====== Raw records

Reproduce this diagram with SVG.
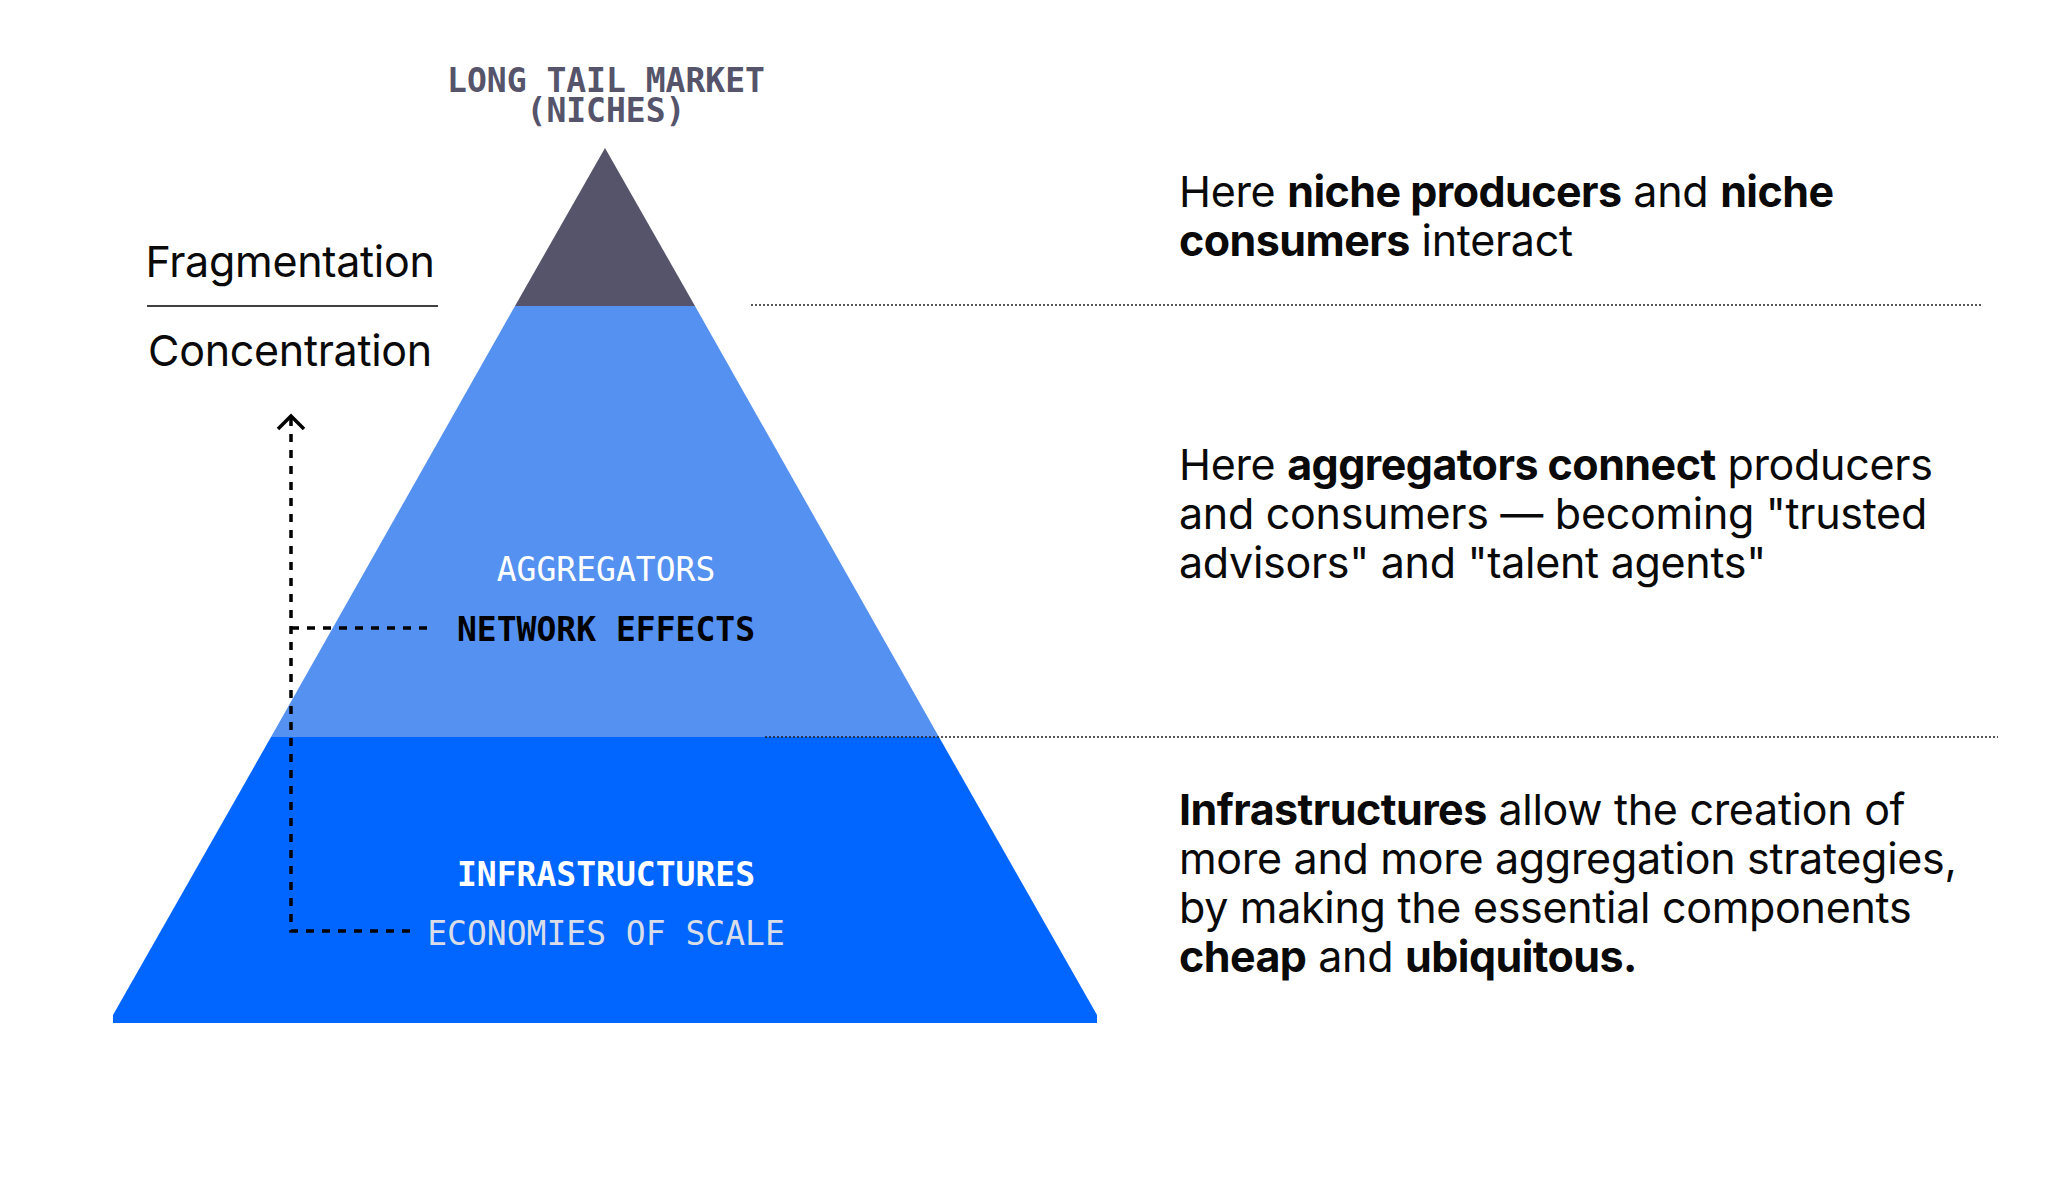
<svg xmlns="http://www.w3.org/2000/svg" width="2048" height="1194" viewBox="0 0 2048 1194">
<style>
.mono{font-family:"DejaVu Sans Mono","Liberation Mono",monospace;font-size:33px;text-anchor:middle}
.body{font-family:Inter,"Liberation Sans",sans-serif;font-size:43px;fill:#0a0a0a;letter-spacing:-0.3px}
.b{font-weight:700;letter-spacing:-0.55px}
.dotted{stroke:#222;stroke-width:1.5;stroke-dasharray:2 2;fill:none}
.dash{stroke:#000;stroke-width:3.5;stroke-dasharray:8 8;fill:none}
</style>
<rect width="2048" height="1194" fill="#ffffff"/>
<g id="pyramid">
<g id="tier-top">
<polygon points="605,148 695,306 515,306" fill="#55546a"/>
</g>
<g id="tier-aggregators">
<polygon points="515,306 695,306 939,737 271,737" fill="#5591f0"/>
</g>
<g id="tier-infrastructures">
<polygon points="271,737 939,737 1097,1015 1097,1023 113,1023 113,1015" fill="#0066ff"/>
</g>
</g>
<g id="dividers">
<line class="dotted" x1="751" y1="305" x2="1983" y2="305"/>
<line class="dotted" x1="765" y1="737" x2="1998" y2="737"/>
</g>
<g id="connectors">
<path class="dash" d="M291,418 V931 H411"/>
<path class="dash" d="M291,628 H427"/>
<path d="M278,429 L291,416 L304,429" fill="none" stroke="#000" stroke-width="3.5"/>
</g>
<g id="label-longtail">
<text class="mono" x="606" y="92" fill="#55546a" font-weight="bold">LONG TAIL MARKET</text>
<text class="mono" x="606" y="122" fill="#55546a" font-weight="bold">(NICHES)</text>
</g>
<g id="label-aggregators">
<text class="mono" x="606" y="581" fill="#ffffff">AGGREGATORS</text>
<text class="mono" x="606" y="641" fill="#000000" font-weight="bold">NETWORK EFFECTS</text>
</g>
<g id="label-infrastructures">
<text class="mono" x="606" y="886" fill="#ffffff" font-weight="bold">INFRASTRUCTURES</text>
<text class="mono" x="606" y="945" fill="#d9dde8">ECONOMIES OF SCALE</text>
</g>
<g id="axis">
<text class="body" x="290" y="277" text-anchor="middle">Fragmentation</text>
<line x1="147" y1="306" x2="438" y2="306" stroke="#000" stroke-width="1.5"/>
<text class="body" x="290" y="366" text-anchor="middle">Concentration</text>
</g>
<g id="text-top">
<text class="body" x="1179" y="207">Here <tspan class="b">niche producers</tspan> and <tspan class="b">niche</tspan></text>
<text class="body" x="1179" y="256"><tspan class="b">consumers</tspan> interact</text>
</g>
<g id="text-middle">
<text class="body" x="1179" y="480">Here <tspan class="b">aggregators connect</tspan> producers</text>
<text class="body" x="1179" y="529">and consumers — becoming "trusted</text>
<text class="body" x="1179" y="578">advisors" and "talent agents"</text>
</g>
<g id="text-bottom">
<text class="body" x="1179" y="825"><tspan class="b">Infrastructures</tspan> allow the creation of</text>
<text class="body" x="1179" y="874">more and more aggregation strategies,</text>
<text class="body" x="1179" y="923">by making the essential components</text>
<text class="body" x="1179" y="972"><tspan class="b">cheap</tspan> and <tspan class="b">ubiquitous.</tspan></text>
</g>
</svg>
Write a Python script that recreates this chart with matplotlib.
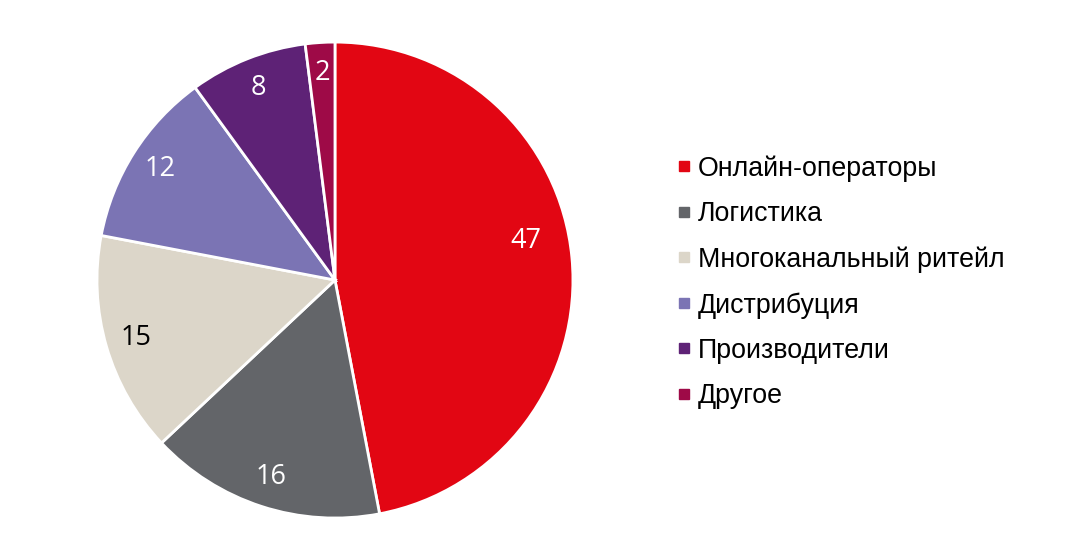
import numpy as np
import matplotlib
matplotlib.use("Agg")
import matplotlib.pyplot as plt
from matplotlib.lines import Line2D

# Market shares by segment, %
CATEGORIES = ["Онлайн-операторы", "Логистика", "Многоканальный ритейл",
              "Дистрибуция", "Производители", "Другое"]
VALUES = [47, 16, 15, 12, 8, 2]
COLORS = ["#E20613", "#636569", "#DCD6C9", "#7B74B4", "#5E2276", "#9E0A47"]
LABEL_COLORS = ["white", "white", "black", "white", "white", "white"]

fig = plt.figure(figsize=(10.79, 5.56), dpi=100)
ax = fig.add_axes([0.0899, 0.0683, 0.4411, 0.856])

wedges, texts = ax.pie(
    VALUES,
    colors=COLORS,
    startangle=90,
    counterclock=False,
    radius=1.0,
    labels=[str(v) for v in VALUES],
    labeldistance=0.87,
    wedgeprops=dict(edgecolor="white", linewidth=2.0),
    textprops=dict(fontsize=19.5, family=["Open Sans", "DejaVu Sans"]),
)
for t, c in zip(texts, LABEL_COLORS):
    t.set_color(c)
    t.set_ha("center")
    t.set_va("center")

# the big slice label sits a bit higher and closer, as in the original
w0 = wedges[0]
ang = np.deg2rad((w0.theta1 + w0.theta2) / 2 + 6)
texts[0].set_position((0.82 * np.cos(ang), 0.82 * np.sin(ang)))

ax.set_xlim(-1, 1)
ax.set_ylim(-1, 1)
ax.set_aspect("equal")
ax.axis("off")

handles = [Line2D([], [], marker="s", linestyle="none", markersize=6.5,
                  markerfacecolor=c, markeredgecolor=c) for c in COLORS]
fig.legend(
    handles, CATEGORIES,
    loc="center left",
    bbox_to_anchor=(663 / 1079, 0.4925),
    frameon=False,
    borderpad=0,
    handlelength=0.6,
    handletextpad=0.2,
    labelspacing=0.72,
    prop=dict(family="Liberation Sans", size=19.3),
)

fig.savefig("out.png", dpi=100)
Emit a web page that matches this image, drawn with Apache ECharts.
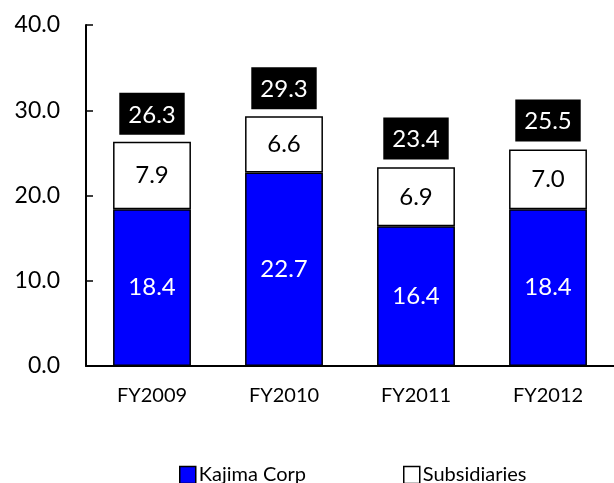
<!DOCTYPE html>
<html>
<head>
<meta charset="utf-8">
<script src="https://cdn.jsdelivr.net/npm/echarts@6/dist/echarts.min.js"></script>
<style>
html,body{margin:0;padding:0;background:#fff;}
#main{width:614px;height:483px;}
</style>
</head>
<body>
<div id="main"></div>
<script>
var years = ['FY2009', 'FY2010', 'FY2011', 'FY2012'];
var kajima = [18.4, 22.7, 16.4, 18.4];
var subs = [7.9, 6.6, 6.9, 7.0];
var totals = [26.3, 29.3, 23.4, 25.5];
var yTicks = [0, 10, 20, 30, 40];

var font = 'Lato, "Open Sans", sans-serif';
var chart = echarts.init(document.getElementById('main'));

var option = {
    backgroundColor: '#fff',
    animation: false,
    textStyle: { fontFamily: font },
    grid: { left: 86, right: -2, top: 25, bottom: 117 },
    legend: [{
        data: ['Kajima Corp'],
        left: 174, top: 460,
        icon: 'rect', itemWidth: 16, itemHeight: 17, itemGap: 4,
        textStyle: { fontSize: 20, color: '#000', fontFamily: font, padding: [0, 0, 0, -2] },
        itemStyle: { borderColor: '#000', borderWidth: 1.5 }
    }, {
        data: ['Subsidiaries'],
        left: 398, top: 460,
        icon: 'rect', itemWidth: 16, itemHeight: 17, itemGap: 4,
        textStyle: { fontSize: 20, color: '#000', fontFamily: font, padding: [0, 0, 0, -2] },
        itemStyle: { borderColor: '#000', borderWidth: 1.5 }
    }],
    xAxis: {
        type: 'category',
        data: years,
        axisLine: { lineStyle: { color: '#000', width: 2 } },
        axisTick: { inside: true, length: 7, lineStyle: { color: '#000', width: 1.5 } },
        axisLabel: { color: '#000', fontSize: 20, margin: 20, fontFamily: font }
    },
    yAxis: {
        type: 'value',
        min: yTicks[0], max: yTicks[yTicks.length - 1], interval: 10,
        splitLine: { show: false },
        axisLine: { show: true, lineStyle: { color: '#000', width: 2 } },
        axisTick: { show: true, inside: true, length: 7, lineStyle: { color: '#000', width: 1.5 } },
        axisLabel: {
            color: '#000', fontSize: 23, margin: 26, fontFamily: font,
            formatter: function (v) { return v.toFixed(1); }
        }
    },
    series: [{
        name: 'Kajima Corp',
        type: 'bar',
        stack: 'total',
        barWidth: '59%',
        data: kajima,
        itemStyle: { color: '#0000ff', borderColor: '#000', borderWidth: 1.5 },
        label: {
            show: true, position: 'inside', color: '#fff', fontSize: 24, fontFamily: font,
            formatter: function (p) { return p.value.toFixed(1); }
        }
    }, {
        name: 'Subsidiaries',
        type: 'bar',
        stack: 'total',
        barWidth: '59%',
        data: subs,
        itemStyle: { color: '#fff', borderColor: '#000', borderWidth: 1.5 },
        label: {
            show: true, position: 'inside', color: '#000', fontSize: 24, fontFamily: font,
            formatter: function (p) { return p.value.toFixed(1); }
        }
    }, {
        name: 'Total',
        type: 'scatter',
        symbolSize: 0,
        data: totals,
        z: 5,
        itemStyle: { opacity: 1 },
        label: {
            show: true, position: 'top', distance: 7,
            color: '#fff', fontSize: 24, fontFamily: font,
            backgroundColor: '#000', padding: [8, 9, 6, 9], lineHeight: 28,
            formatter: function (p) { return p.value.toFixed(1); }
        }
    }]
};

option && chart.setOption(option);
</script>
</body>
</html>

============

## Objective
Leave out every line without the string "this" and copy the rest.

## The response
Reproduce this diagram with SVG.
Write a Python script that recreates this chart with matplotlib.
Emit a web page that matches this image, drawn with Apache ECharts.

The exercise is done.